В классе, где я раньше учился, никто из ребят не знает, что можно куда-то столько времени ехать. Откуда же им знать, если они никуда не ездили?
Из Якутска маму послали врачом в Ыйылы. Мне уже немножко надоело ездить и ездить, но она сказала — это в последний раз, и принесла в гостиницу два билета — два листочка из гладкой голубой бумаги. Там был нарисован красный самолёт, идущий на взлёт. А вот на других билетах почему-то поезд или пароход не рисуют.
Я думал, лететь будет страшно. Ничего подобного!
По крутой лесенке мы поднялись в самолёт, устроились в мягких креслах. Ручку нажмёшь — спинка откидывается: спи, если хочешь. Я-то спать не собирался… Четыре лётчика в синей форме прошли мимо нас туда, в самый нос, откуда они управляют самолётом. В маленькое окошко мне было видно, как провернулся пропеллер — тот, что справа. Один раз провернулся, другой… И вдруг пропеллер исчез! Это мотор так быстро его крутил, что нельзя было успеть заметить лопасти.
Самолёт вздрогнул, побежал, и я прозевал, когда мы оторвались от земли. Толчки прекратились, и другие самолёты на поле начали уменьшаться, а люди, дома и деревья казались не больше спички.
Да, лететь лучше всего. Жаль, правда, что в окошко ничего нельзя было увидеть. Мы всё время шли над облаками, похожими на верхушки снеговых гор. Через два часа вынырнули из облаков, и земля снова стала к нам приближаться. Ыйылы — пожалуйста, вылезайте!.. А если бы пароходом, трое суток, говорят, надо сюда добираться.
Мама по дороге — с самой Москвы — всё беспокоилась, что мы где-нибудь застрянем и опоздаем к началу занятий. А я не беспокоился. Но мы в самый раз добрались — тридцатого августа…
Кристеп, должно быть, заметил, что я долго смотрю в окно на рощу, прислушиваюсь к вороньему карканью и ничего не пишу.
— Однако, ты задачу решай, — сказал он. — Не видел, как листья падают? Не знаешь — Вера Петровна будет проверять. Тебе двойку надо?

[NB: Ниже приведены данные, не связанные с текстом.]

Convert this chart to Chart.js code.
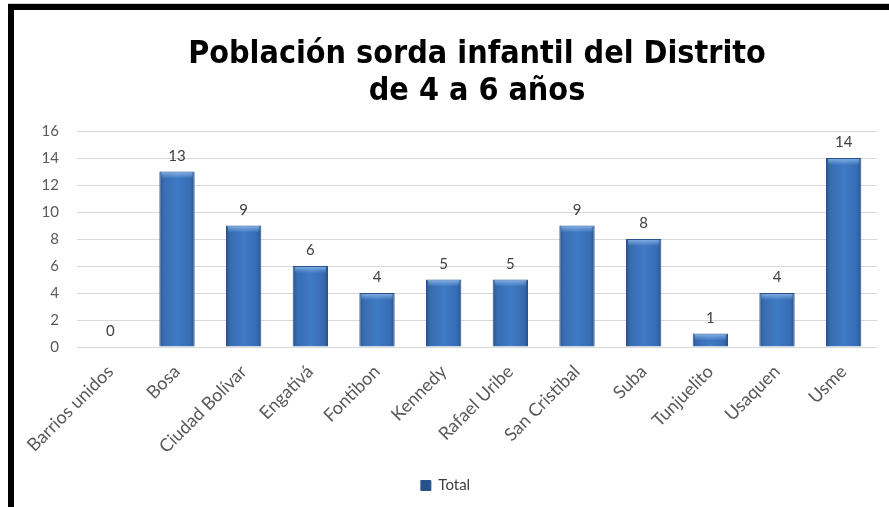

— Думаю я, понимаешь, думаю, — ответил я, обмакнул перо в чернилку, наклонился над тетрадкой и начал покусывать пальцы.
Сиди тут… А скоро морозы, и тогда не разгуляешься… Какой там гулять, если на дворе пятьдесят градусов, а то и больше бывает. Лучше дома сидеть, чтобы нос не отмёрз. Прибежишь из школы — и прямо к печке!
На Севере, даже если на дворе пятьдесят градусов, младшие классы всё равно занимаются. Иначе когда бы пришлось учиться? Зима — целых семь месяцев или восемь.
Задача у меня не получалась. Сколько раз высыхали на пере чернила, перо стало золотистым, а я так ни строчки и не написал в тетрадке. И надоело мне по-дурацки терять время.
— Знаешь, — сказал я Кристепу, — уроков сегодня — до самой школы хватит! Не успеем побегать… Давай лучше так: ты решай задачу, а я стану делать упражнение по русскому. Потом ты у меня спишешь, а я у тебя спишу. И порядок!